» **Raw data**
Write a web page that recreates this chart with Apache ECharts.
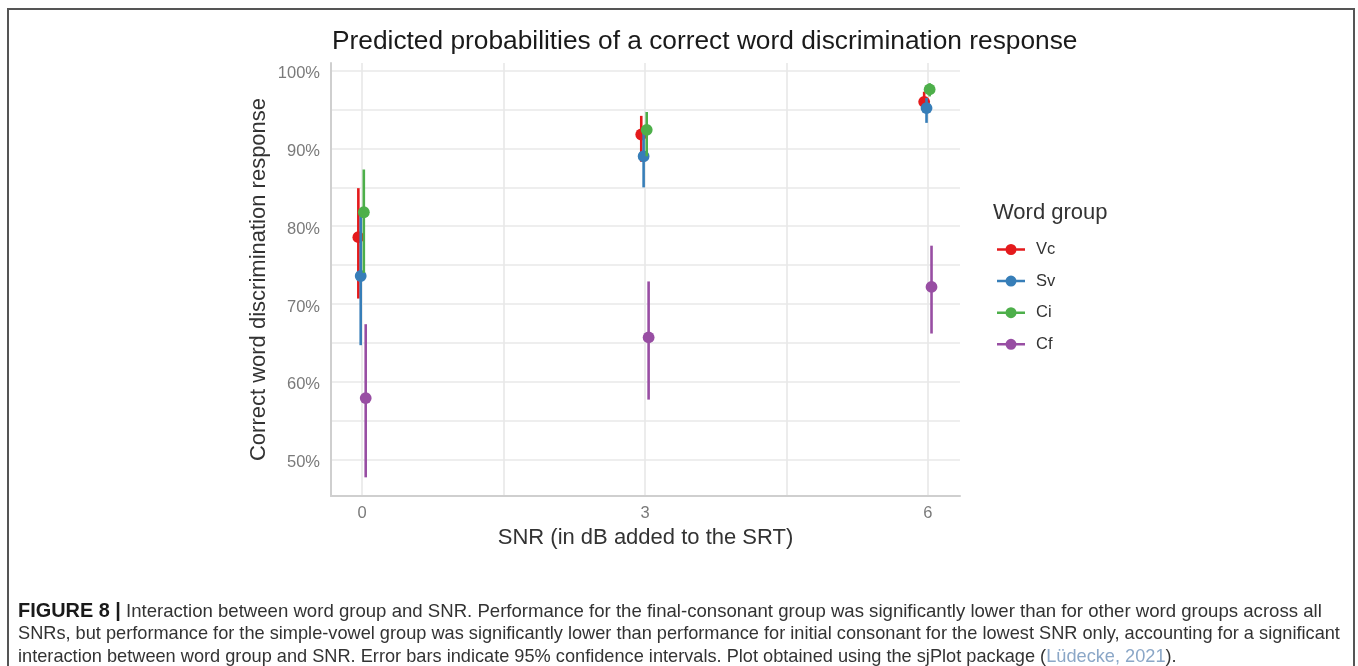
<!DOCTYPE html>
<html>
<head>
<meta charset="utf-8">
<script src="https://cdn.jsdelivr.net/npm/echarts@6/dist/echarts.min.js"></script>
<style>
html,body{margin:0;padding:0;background:#fff;}
#chart{width:1358px;height:666px;}
</style>
</head>
<body>
<div id="chart"></div>
<script>
// ---- data ----
const snrLevels = [0, 3, 6];
const groups = ['Vc', 'Sv', 'Ci', 'Cf'];
const vcMean = [78.6, 91.8, 96.0];
const vcLow  = [70.7, 88.3, 94.6];
const vcHigh = [84.9, 94.2, 97.3];
const svMean = [73.6, 89.0, 95.2];
const svLow  = [64.7, 85.0, 93.3];
const svHigh = [81.5, 92.2, 96.5];
const ciMean = [81.8, 92.4, 97.6];
const ciLow  = [74.0, 89.0, 96.7];
const ciHigh = [87.3, 94.7, 98.4];
const cfMean = [57.9, 65.7, 72.2];
const cfLow  = [47.7, 57.7, 66.2];
const cfHigh = [67.4, 72.9, 77.5];
const yLabelTicks = [50, 60, 70, 80, 90, 100];
const yGridTicks = [50, 55, 60, 65, 70, 75, 80, 85, 90, 95, 100];
const xLabelTicks = [0, 3, 6];
const xGridTicks = [0, 1.5, 3, 4.5, 6];

const means = [vcMean, svMean, ciMean, cfMean];
const lows = [vcLow, svLow, ciLow, cfLow];
const highs = [vcHigh, svHigh, ciHigh, cfHigh];
const colors = ['#e41a1c', '#377eb8', '#4daf4a', '#984ea3'];
const dodge = [-0.04, -0.015, 0.018, 0.038];

const iconPath = 'path://M0,4.75 L28,4.75 L28,7.25 L0,7.25 Z M8.5,6 A5.5,5.5 0 1 1 19.5,6 A5.5,5.5 0 1 1 8.5,6 Z';

function renderItem(params, api) {
  const x = api.value(0);
  const p = api.coord([x, api.value(1)]);
  const lo = api.coord([x, api.value(2)]);
  const hi = api.coord([x, api.value(3)]);
  const color = api.visual('color');
  return {
    type: 'group',
    children: [
      {type: 'line', shape: {x1: lo[0], y1: lo[1], x2: hi[0], y2: hi[1]},
       style: {stroke: color, lineWidth: 2.6}},
      {type: 'circle', shape: {cx: p[0], cy: p[1], r: 5.9}, style: {fill: color}}
    ]
  };
}

const series = groups.map((g, s) => ({
  name: g,
  type: 'custom',
  renderItem: renderItem,
  itemStyle: {color: colors[s]},
  encode: {x: 0, y: 1},
  data: snrLevels.map((v, i) => [v + dodge[s], means[s][i], lows[s][i], highs[s][i]])
}));

const caption1 = '{b|FIGURE 8 |} Interaction between word group and SNR. Performance for the final-consonant group was significantly lower than for other word groups across all';
const caption2 = 'SNRs, but performance for the simple-vowel group was significantly lower than performance for initial consonant for the lowest SNR only, accounting for a significant';
const caption3 = 'interaction between word group and SNR. Error bars indicate 95% confidence intervals. Plot obtained using the sjPlot package ({l|Lüdecke, 2021}).';

const capFont = {fontFamily: 'Liberation Sans', fontSize: 18.2, fill: '#333333'};

const chart = echarts.init(document.getElementById('chart'), null, {renderer: 'canvas'});
chart.setOption({
  backgroundColor: '#ffffff',
  animation: false,
  title: {
    text: 'Predicted probabilities of a correct word discrimination response',
    left: 332, top: 29, padding: 0,
    textStyle: {fontFamily: 'Liberation Sans', fontSize: 26.3, fontWeight: 'normal', color: '#1a1a1a'}
  },
  grid: {left: 331, right: 398, top: 63, bottom: 170},
  xAxis: {
    type: 'value', min: -0.33, max: 6.34,
    name: 'SNR (in dB added to the SRT)',
    nameLocation: 'middle', nameGap: 31,
    nameTextStyle: {fontFamily: 'Liberation Sans', fontSize: 22, color: '#333333'},
    axisLine: {show: true, onZero: false, lineStyle: {color: '#cfcfcf', width: 2}},
    axisTick: {show: false, customValues: xGridTicks},
    axisLabel: {customValues: xLabelTicks, margin: 9, fontFamily: 'Liberation Sans', fontSize: 16.5, color: '#7a7a7a'},
    splitLine: {show: true, lineStyle: {color: '#e8e8e8', width: 1.6}}
  },
  yAxis: {
    type: 'value', min: 45.3, max: 101,
    name: 'Correct word discrimination response',
    nameLocation: 'middle', nameGap: 61, nameRotate: 90,
    nameTextStyle: {fontFamily: 'Liberation Sans', fontSize: 22, color: '#333333'},
    axisLine: {show: true, onZero: false, lineStyle: {color: '#cfcfcf', width: 2}},
    axisTick: {show: false, customValues: yGridTicks},
    axisLabel: {customValues: yLabelTicks, margin: 11, formatter: v => v + '%',
      verticalAlign: 'top', lineHeight: 6,
      fontFamily: 'Liberation Sans', fontSize: 16.5, color: '#7a7a7a'},
    splitLine: {show: true, lineStyle: {color: '#e8e8e8', width: 1.6}}
  },
  legend: {
    orient: 'vertical', left: 997, top: 241, padding: 0,
    itemWidth: 28, itemHeight: 11, itemGap: 14.6,
    data: groups.map(g => ({name: g, icon: iconPath})),
    textStyle: {fontFamily: 'Liberation Sans', fontSize: 16.5, color: '#333333', lineHeight: 16, padding: [0, 0, 0, 6]}
  },
  graphic: [
    {type: 'rect', silent: true,
     shape: {x: 8, y: 9, width: 1346, height: 700},
     style: {fill: 'none', stroke: '#555555', lineWidth: 2}},
    {type: 'text', left: 993, top: 202, silent: true,
     style: {text: 'Word group', font: '22px "Liberation Sans"', fill: '#333333'}},
    {type: 'text', left: 18, top: 601.5, silent: true,
     style: Object.assign({}, capFont, {text: caption1, fontSize: 18.6,
       rich: {b: {fontWeight: 'bold', fontSize: 19.9, fontFamily: 'Liberation Sans', fill: '#1a1a1a'}}})},
    {type: 'text', left: 18, top: 624.5, silent: true,
     style: Object.assign({text: caption2}, capFont)},
    {type: 'text', left: 18, top: 647.5, silent: true,
     style: Object.assign({text: caption3, rich: {l: {fontSize: 18.2, fontFamily: 'Liberation Sans', fill: '#8ba7c7'}}}, capFont)}
  ],
  series: series
});
</script>
</body>
</html>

» **The exercise**
Leaving the pictures aside, transcribe the entire listing exactly.

» **Written solution**
Write a web page that recreates this chart with Apache ECharts.
<!DOCTYPE html>
<html>
<head>
<meta charset="utf-8">
<script src="https://cdn.jsdelivr.net/npm/echarts@6/dist/echarts.min.js"></script>
<style>
html,body{margin:0;padding:0;background:#fff;}
#chart{width:1358px;height:666px;}
</style>
</head>
<body>
<div id="chart"></div>
<script>
// ---- data ----
const snrLevels = [0, 3, 6];
const groups = ['Vc', 'Sv', 'Ci', 'Cf'];
const vcMean = [78.6, 91.8, 96.0];
const vcLow  = [70.7, 88.3, 94.6];
const vcHigh = [84.9, 94.2, 97.3];
const svMean = [73.6, 89.0, 95.2];
const svLow  = [64.7, 85.0, 93.3];
const svHigh = [81.5, 92.2, 96.5];
const ciMean = [81.8, 92.4, 97.6];
const ciLow  = [74.0, 89.0, 96.7];
const ciHigh = [87.3, 94.7, 98.4];
const cfMean = [57.9, 65.7, 72.2];
const cfLow  = [47.7, 57.7, 66.2];
const cfHigh = [67.4, 72.9, 77.5];
const yLabelTicks = [50, 60, 70, 80, 90, 100];
const yGridTicks = [50, 55, 60, 65, 70, 75, 80, 85, 90, 95, 100];
const xLabelTicks = [0, 3, 6];
const xGridTicks = [0, 1.5, 3, 4.5, 6];

const means = [vcMean, svMean, ciMean, cfMean];
const lows = [vcLow, svLow, ciLow, cfLow];
const highs = [vcHigh, svHigh, ciHigh, cfHigh];
const colors = ['#e41a1c', '#377eb8', '#4daf4a', '#984ea3'];
const dodge = [-0.04, -0.015, 0.018, 0.038];

const iconPath = 'path://M0,4.75 L28,4.75 L28,7.25 L0,7.25 Z M8.5,6 A5.5,5.5 0 1 1 19.5,6 A5.5,5.5 0 1 1 8.5,6 Z';

function renderItem(params, api) {
  const x = api.value(0);
  const p = api.coord([x, api.value(1)]);
  const lo = api.coord([x, api.value(2)]);
  const hi = api.coord([x, api.value(3)]);
  const color = api.visual('color');
  return {
    type: 'group',
    children: [
      {type: 'line', shape: {x1: lo[0], y1: lo[1], x2: hi[0], y2: hi[1]},
       style: {stroke: color, lineWidth: 2.6}},
      {type: 'circle', shape: {cx: p[0], cy: p[1], r: 5.9}, style: {fill: color}}
    ]
  };
}

const series = groups.map((g, s) => ({
  name: g,
  type: 'custom',
  renderItem: renderItem,
  itemStyle: {color: colors[s]},
  encode: {x: 0, y: 1},
  data: snrLevels.map((v, i) => [v + dodge[s], means[s][i], lows[s][i], highs[s][i]])
}));

const caption1 = '{b|FIGURE 8 |} Interaction between word group and SNR. Performance for the final-consonant group was significantly lower than for other word groups across all';
const caption2 = 'SNRs, but performance for the simple-vowel group was significantly lower than performance for initial consonant for the lowest SNR only, accounting for a significant';
const caption3 = 'interaction between word group and SNR. Error bars indicate 95% confidence intervals. Plot obtained using the sjPlot package ({l|Lüdecke, 2021}).';

const capFont = {fontFamily: 'Liberation Sans', fontSize: 18.2, fill: '#333333'};

const chart = echarts.init(document.getElementById('chart'), null, {renderer: 'canvas'});
chart.setOption({
  backgroundColor: '#ffffff',
  animation: false,
  title: {
    text: 'Predicted probabilities of a correct word discrimination response',
    left: 332, top: 29, padding: 0,
    textStyle: {fontFamily: 'Liberation Sans', fontSize: 26.3, fontWeight: 'normal', color: '#1a1a1a'}
  },
  grid: {left: 331, right: 398, top: 63, bottom: 170},
  xAxis: {
    type: 'value', min: -0.33, max: 6.34,
    name: 'SNR (in dB added to the SRT)',
    nameLocation: 'middle', nameGap: 31,
    nameTextStyle: {fontFamily: 'Liberation Sans', fontSize: 22, color: '#333333'},
    axisLine: {show: true, onZero: false, lineStyle: {color: '#cfcfcf', width: 2}},
    axisTick: {show: false, customValues: xGridTicks},
    axisLabel: {customValues: xLabelTicks, margin: 9, fontFamily: 'Liberation Sans', fontSize: 16.5, color: '#7a7a7a'},
    splitLine: {show: true, lineStyle: {color: '#e8e8e8', width: 1.6}}
  },
  yAxis: {
    type: 'value', min: 45.3, max: 101,
    name: 'Correct word discrimination response',
    nameLocation: 'middle', nameGap: 61, nameRotate: 90,
    nameTextStyle: {fontFamily: 'Liberation Sans', fontSize: 22, color: '#333333'},
    axisLine: {show: true, onZero: false, lineStyle: {color: '#cfcfcf', width: 2}},
    axisTick: {show: false, customValues: yGridTicks},
    axisLabel: {customValues: yLabelTicks, margin: 11, formatter: v => v + '%',
      verticalAlign: 'top', lineHeight: 6,
      fontFamily: 'Liberation Sans', fontSize: 16.5, color: '#7a7a7a'},
    splitLine: {show: true, lineStyle: {color: '#e8e8e8', width: 1.6}}
  },
  legend: {
    orient: 'vertical', left: 997, top: 241, padding: 0,
    itemWidth: 28, itemHeight: 11, itemGap: 14.6,
    data: groups.map(g => ({name: g, icon: iconPath})),
    textStyle: {fontFamily: 'Liberation Sans', fontSize: 16.5, color: '#333333', lineHeight: 16, padding: [0, 0, 0, 6]}
  },
  graphic: [
    {type: 'rect', silent: true,
     shape: {x: 8, y: 9, width: 1346, height: 700},
     style: {fill: 'none', stroke: '#555555', lineWidth: 2}},
    {type: 'text', left: 993, top: 202, silent: true,
     style: {text: 'Word group', font: '22px "Liberation Sans"', fill: '#333333'}},
    {type: 'text', left: 18, top: 601.5, silent: true,
     style: Object.assign({}, capFont, {text: caption1, fontSize: 18.6,
       rich: {b: {fontWeight: 'bold', fontSize: 19.9, fontFamily: 'Liberation Sans', fill: '#1a1a1a'}}})},
    {type: 'text', left: 18, top: 624.5, silent: true,
     style: Object.assign({text: caption2}, capFont)},
    {type: 'text', left: 18, top: 647.5, silent: true,
     style: Object.assign({text: caption3, rich: {l: {fontSize: 18.2, fontFamily: 'Liberation Sans', fill: '#8ba7c7'}}}, capFont)}
  ],
  series: series
});
</script>
</body>
</html>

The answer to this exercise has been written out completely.